Instruction: Count the lines below that contain the word "code", and reply with only that number.

__________

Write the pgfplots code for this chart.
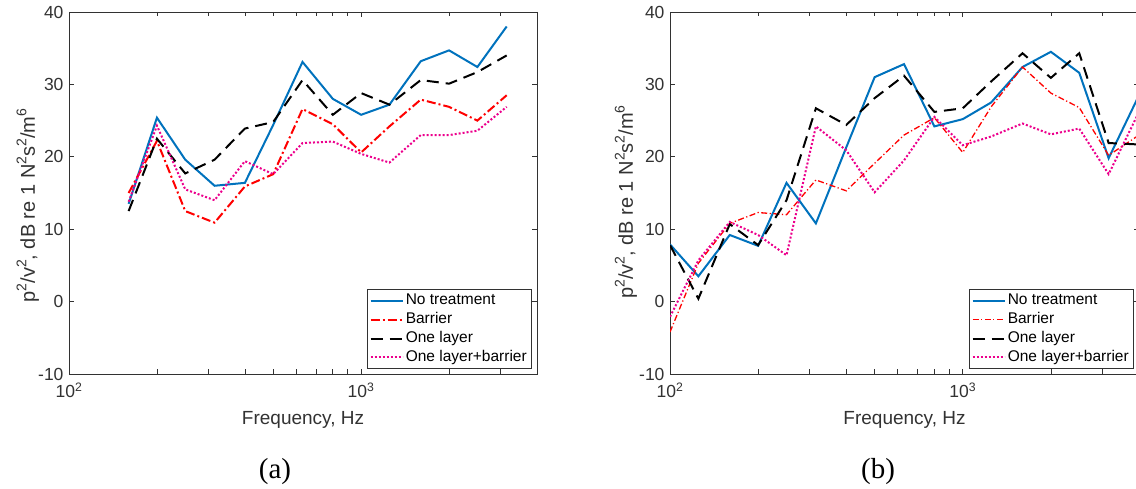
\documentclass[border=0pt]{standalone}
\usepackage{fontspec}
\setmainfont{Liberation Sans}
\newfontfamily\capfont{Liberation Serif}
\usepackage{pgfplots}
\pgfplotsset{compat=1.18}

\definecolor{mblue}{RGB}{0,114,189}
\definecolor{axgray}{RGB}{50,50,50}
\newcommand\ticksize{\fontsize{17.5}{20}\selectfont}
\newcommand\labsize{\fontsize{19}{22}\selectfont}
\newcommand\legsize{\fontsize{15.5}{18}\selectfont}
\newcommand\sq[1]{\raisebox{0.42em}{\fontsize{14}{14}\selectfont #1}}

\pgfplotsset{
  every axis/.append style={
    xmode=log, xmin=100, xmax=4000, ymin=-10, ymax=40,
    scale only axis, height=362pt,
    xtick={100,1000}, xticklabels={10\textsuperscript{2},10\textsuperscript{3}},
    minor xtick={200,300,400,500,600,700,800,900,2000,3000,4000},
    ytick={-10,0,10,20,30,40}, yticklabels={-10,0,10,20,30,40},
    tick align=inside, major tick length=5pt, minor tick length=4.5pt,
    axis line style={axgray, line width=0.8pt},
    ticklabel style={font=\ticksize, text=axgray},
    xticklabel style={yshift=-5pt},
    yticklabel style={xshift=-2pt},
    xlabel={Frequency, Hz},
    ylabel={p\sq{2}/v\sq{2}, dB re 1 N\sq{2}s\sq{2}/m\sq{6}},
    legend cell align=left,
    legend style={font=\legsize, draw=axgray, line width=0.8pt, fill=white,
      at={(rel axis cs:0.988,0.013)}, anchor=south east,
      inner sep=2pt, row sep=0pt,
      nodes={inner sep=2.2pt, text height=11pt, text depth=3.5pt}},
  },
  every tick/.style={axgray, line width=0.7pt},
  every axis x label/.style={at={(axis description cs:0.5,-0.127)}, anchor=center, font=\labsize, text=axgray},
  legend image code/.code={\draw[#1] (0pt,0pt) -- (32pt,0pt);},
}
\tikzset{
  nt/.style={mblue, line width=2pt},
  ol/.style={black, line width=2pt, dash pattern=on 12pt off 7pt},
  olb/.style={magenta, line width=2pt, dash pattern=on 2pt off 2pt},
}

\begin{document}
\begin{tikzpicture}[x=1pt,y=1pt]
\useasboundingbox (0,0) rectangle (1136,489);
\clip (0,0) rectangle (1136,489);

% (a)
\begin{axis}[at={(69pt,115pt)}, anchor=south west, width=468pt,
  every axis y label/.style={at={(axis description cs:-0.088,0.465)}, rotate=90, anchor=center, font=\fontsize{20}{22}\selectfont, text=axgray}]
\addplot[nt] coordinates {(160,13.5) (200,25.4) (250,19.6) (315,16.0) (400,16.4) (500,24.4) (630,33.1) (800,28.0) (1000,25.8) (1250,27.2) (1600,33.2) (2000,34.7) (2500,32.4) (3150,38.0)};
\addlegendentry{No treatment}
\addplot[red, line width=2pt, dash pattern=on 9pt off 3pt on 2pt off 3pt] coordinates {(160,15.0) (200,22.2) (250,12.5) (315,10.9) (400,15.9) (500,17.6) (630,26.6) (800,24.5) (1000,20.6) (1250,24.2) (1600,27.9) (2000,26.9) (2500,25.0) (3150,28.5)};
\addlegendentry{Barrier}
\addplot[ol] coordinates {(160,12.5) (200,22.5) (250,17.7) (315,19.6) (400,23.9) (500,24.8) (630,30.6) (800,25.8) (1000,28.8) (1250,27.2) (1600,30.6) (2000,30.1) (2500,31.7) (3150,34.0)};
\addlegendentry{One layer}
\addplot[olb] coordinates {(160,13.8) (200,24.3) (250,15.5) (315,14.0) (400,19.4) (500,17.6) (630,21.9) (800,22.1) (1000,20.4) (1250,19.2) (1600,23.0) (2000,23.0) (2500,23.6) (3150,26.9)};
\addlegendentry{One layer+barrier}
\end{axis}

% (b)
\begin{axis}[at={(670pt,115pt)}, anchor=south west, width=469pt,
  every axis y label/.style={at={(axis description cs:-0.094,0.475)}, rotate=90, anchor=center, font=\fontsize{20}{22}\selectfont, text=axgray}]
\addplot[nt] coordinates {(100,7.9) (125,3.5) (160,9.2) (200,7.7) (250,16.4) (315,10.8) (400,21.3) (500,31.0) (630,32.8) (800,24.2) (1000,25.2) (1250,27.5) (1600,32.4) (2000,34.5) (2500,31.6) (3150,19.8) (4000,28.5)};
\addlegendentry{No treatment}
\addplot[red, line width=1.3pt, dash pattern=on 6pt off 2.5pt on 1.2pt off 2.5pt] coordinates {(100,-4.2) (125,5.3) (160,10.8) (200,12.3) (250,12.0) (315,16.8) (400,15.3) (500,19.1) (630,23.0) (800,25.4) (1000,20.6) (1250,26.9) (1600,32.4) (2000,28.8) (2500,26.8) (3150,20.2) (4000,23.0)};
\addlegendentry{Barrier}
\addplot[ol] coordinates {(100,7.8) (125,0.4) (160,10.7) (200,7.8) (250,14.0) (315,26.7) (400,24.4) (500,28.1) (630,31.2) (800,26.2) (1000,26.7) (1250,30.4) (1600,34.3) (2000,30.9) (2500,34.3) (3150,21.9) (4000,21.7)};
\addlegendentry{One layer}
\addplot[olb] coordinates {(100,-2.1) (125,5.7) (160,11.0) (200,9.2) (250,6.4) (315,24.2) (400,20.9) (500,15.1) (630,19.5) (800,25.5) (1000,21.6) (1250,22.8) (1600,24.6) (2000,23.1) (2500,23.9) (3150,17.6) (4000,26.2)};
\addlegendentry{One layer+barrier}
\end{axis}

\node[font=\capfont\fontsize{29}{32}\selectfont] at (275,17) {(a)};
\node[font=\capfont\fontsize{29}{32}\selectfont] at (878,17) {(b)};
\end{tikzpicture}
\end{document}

__________

The output: 2